Une véritable crise de régime, selon certains.

Il s’agit plutôt d’une période propice pour proposer d’autres méthodes de représentation citoyenne, d’autres canaux pour que la population soit entendue de manière plus continue par les décideurs politiques et ce, du niveau local jusqu’au fédéral et européen.

Ainsi, l’association « Grands-parents pour le Climat » (GPC) propose une « Assemblée citoyenne interfédérale participative », adossée au Sénat, visant à intégrer le respect des ressources et des limites de la planète dans le fonctionnement de notre démocratie. Le but étant d’arriver à plus de justice environnementale et sociale.

Il ne s’agit pas, bien évidemment, de supplanter le rôle des parlementaires mais d’établir avec eux un dialogue multi-niveaux avec des citoyens qui apprennent ainsi à gérer la complexité de la gestion et de la décision politique. Outre des citoyens « grand public », il y en aurait d’autres issus du corps académique, du monde des entreprises, des milieux syndicaux et des mouvements associatifs. Voilà qui pourrait ressembler à une sorte de « service civil » - donc rémunéré - au politique.

Il ne s’agirait pas d’un lieu de bavardage ni même d’une simple fonction d’avis : l’Assemblée exercerait une veille législative puisqu’elle aurait le pouvoir de se saisir des propositions de lois, de décrets. Elle pourrait demander une nouvelle délibération afin de ramener au premier plan les enjeux de protection de l’environnement et de justice sociale. L’Assemblée aurait également un pouvoir d’initiative législatif.

Cette idée a été soumise en juillet à la Commission du Renouveau démocratique et de la Citoyenneté du Sénat, chargée d’établir un rapport d’information sur « la nécessaire modernisation de notre système démocratique en complétant la démocratie représentative par une participation accrue des citoyens dans la prise de décisions aux différents niveaux de pouvoir ainsi qu’au sein de la société. » Cette commission devrait formuler des recommandations auprès du pouvoir fédéral et des entités fédérées.

Les initiatives sont multiples et vont plus ou moins dans le même sens. Ainsi, Ecolo a déposé au Sénat une proposition de déclaration de révision de la Constitution visant à supprimer le Sénat et à le remplacer par une assemblée de citoyens tirés au sort. Ecolo imagine ainsi cette Assemblée : « 75 à 150 citoyens belges ou résidents permanents sur notre territoire, de plus de 16 ans et représentatifs de la population belge dans toutes ses composantes sociologiques. Leur mandat serait limité dans le temps, par exemple à un an (non-renouvelable), et ils percevraient une indemnité leur permettant de se consacrer plus librement à cette tâche. Ils seraient accompagnés par des experts. »

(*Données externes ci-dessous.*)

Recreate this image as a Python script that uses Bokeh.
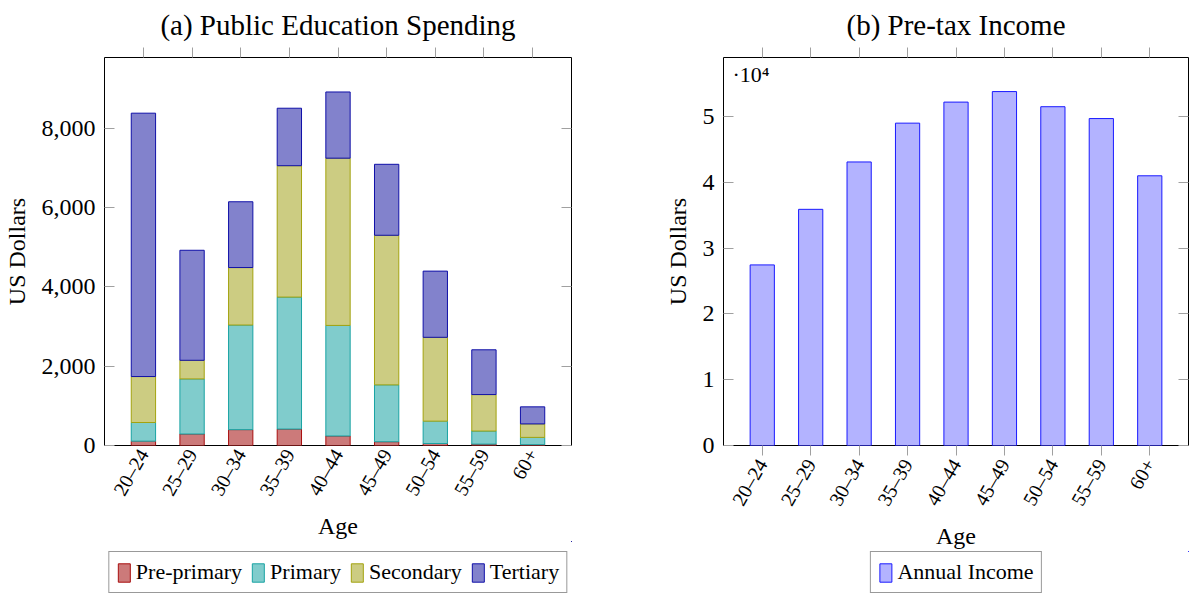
import math

from bokeh.embed import file_html
from bokeh.layouts import column, row
from bokeh.models import (ColumnDataSource, FixedTicker, Label, Legend, LegendItem,
                          LinearAxis, NumeralTickFormatter, Range1d)
from bokeh.plotting import figure
from bokeh.resources import INLINE

# data
ages = ["20–24", "25–29", "30–34", "35–39", "40–44", "45–49", "50–54", "55–59", "60+"]
levels = ["Pre-primary", "Primary", "Secondary", "Tertiary"]
pre_primary = [110, 290, 400, 415, 240, 95, 50, 35, 20]
primary = [470, 1390, 2640, 3330, 2790, 1435, 565, 330, 185]
secondary = [1160, 470, 1450, 3315, 4220, 3775, 2115, 920, 340]
tertiary = [6645, 2776, 1660, 1450, 1670, 1790, 1670, 1130, 430]
income = [27450, 35900, 43100, 49000, 52200, 53800, 51500, 49700, 41000]

spend_ticks = [0, 2000, 4000, 6000, 8000]
income_ticks = [0, 10000, 20000, 30000, 40000, 50000]
income_tick_labels = ["0", "1", "2", "3", "4", "5"]

FONT = "Liberation Serif"
TICK_GRAY = "#a0a0a0"
fills = ["#cc7a7a", "#80cccc", "#cccc82", "#8282cc"]
edges = ["#a80f0f", "#19a3a3", "#a3a30f", "#1010a8"]
income_fill = "#b3b3ff"
income_edge = "#1a1aff"

xs = list(range(len(ages)))


def hidden_label_axis(ticks, tick_in, tick_out):
    # axis used only for its tick marks
    return LinearAxis(
        ticker=FixedTicker(ticks=ticks),
        major_tick_in=tick_in,
        major_tick_out=tick_out,
        major_tick_line_color=TICK_GRAY,
        minor_tick_line_color=None,
        axis_line_color=None,
        major_label_text_color=None,
        major_label_text_font_size="1px",
        major_label_standoff=0,
    )


def make_figure(title, y_end, frame_w, border_left, border_right, x_tick_out):
    p = figure(
        frame_width=frame_w,
        frame_height=388,
        x_range=Range1d(-0.8, len(ages) - 0.2),
        y_range=Range1d(0, y_end),
        output_backend="svg",
        toolbar_location=None,
        min_border_left=border_left,
        min_border_right=border_right,
        min_border_top=0,
        min_border_bottom=0,
        outline_line_color="black",
        outline_line_width=1,
    )
    p.grid.visible = False
    p.title.text = title
    p.title.text_font = FONT
    p.title.text_font_size = "29px"
    p.title.text_font_style = "normal"
    p.title.text_color = "black"
    p.title.align = "center"
    p.title.standoff = 13

    xa = p.xaxis[0]
    xa.ticker = FixedTicker(ticks=xs)
    xa.major_label_overrides = {i: a for i, a in zip(xs, ages)}
    xa.major_label_orientation = math.pi / 3
    xa.major_label_text_font = FONT
    xa.major_label_text_font_size = "20px"
    xa.major_label_text_color = "black"
    xa.major_label_standoff = 5
    xa.major_tick_in = 0
    xa.major_tick_out = x_tick_out
    xa.major_tick_line_color = TICK_GRAY
    xa.minor_tick_line_color = None
    xa.axis_line_color = None
    xa.axis_label = "Age"
    xa.axis_label_text_font = FONT
    xa.axis_label_text_font_size = "24px"
    xa.axis_label_text_font_style = "normal"
    xa.axis_label_text_color = "black"

    ya = p.yaxis[0]
    ya.major_tick_in = 10
    ya.major_tick_out = 0
    ya.major_tick_line_color = TICK_GRAY
    ya.minor_tick_line_color = None
    ya.axis_line_color = None
    ya.major_label_text_font = FONT
    ya.major_label_text_font_size = "24px"
    ya.major_label_text_color = "black"
    ya.major_label_standoff = 9
    ya.axis_label = "US Dollars"
    ya.axis_label_text_font = FONT
    ya.axis_label_text_font_size = "24px"
    ya.axis_label_text_font_style = "normal"
    ya.axis_label_text_color = "black"
    ya.axis_label_standoff = 9

    p.add_layout(hidden_label_axis(xs, 0, 10), "above")
    return p


def legend_strip(frame_w, frame_h, border_left, border_right):
    # strip under a chart that only carries its legend box; both ranges sit
    # away from the data so the bars drawn for the legend stay out of view
    lp = figure(
        frame_width=frame_w,
        frame_height=frame_h,
        x_range=Range1d(-30, -20),
        y_range=Range1d(-2, -1),
        x_axis_location=None,
        y_axis_location=None,
        output_backend="svg",
        toolbar_location=None,
        min_border_left=border_left,
        min_border_right=border_right,
        min_border_top=0,
        min_border_bottom=0,
        outline_line_color=None,
    )
    lp.grid.visible = False
    return lp


def strip_legend(items):
    return Legend(
        items=items,
        orientation="horizontal",
        location="bottom_center",
        label_text_font=FONT,
        label_text_font_size="22px",
        label_text_color="black",
        glyph_width=15,
        glyph_height=23,
        label_standoff=5,
        spacing=8,
        padding=7,
        margin=3,
        border_line_color="#333333",
        border_line_width=1,
        background_fill_color="white",
    )


# (a) stacked education spending
p1 = make_figure("(a) Public Education Spending", 9790, 467, 101, 44, 0)
p1.xaxis[0].axis_label_standoff = 14
p1.yaxis[0].ticker = FixedTicker(ticks=spend_ticks)
p1.yaxis[0].formatter = NumeralTickFormatter(format="0,0")
p1.add_layout(hidden_label_axis(spend_ticks, 10, 0), "right")

src1 = ColumnDataSource(dict(
    x=xs,
    **{"Pre-primary": pre_primary, "Primary": primary,
       "Secondary": secondary, "Tertiary": tertiary}
))
p1.vbar_stack(levels, x="x", width=0.5, source=src1,
              fill_color=fills, line_color=edges, line_width=1)

leg1 = legend_strip(467, 55, 101, 44)
lr1 = leg1.vbar_stack(levels, x="x", width=0.5, source=src1,
                      fill_color=fills, line_color=edges, line_width=1)
leg1.add_layout(strip_legend([LegendItem(label=l, renderers=[r]) for l, r in zip(levels, lr1)]))

# (b) income bars
p2 = make_figure("(b) Pre-tax Income", 58980, 465, 108, 2, 10)
p2.xaxis[0].axis_label_standoff = 9
p2.yaxis[0].ticker = FixedTicker(ticks=income_ticks)
p2.yaxis[0].major_label_overrides = {t: s for t, s in zip(income_ticks, income_tick_labels)}
p2.add_layout(hidden_label_axis(income_ticks, 10, 0), "right")

src2 = ColumnDataSource(dict(x=xs, income=income))
p2.vbar(x="x", top="income", width=0.5, source=src2,
        fill_color=income_fill, line_color=income_edge, line_width=1)

leg2 = legend_strip(465, 45, 108, 2)
lr2 = leg2.vbar(x="x", top="income", width=0.5, source=src2,
                fill_color=income_fill, line_color=income_edge, line_width=1)
leg2.add_layout(strip_legend([LegendItem(label="Annual Income", renderers=[lr2])]))

# axis multiplier, top-left corner of the income frame
p2.add_layout(Label(
    x=p2.x_range.start, y=p2.y_range.end, x_units="data", y_units="data",
    x_offset=9, y_offset=-4, text="·10⁴", text_baseline="top",
    text_font=FONT, text_font_size="22px", text_color="black",
))

layout = row(column(p1, leg1), column(p2, leg2))
open("out.html", "w").write(file_html(layout, INLINE))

Pas question de chômer. Ecolo prévoit pour ces citoyens: le droit d’initiative législative, le droit de rédiger des rapports d’information et d’émettre des recommandations à destination des différents parlements du pays, d’être partie prenante du processus de révision de la Constitution, d’intervenir dans les éventuels conflits d’intérêts entre les différentes assemblées parlementaires du pays ou encore participer à une série de nominations au sein de hautes juridictions. Une liste nullement limitative, précise ce parti.

La Fédération Wallonie - Bruxelles a pris un peu d’avance puisqu’elle a expérimenté un Parlement citoyen en 2017. Lors des dernières élections de 2018, diverses déclarations de politique générale définies par les nouvelles majorités en place annoncent de nombreux dispositifs de participation citoyenne et démocratie participative : échevinat de la participation, budgets participatifs, commissions consultatives, panels citoyens, tirages au sort…

En octobre et en décembre 2019, Inter-Environnement Wallonie et Periferia ont réuni une trentaine de citoyens issus d'une quinzaine de communes différentes. Ils avaient expérimenté des processus participatifs. Voici quelques constats de leur part : particratie, perte de confiance envers les élus, la tyrannie du court terme, la participation faire-valoir. Ils soulignent le manque de transparence (l'accès aux informations, le suivi des politiques) et la nécessité de renforcer la culture de la participation auprès des politiques et des citoyens.

Le confinement n’a pas bloqué ce processus de renouveau démocratique puisque six rencontres virtuelles ont été réalisées. Les participants ont découvert des expériences et dispositifs de démocratie participative avec notamment, le Forum Transition ( proposition citoyenne d'une assemblée mixte interfédérale pour mener la transition écologique), le Forum citoyen namurois (8 années de lutte pour sauver le Parc Léopold et faire entendre la voix des citoyen·ne·s), les budgets participatifs, le nouveau dispositif des Commissions délibératives entre parlementaires et citoyen·ne·s tiré·e·s au sort du Parlement Francophone Bruxellois, les actions du collectif Plan B Brussels. Une sixième rencontre a été dédiée à une analyse de la crise sanitaire et son effet sur nos démocraties.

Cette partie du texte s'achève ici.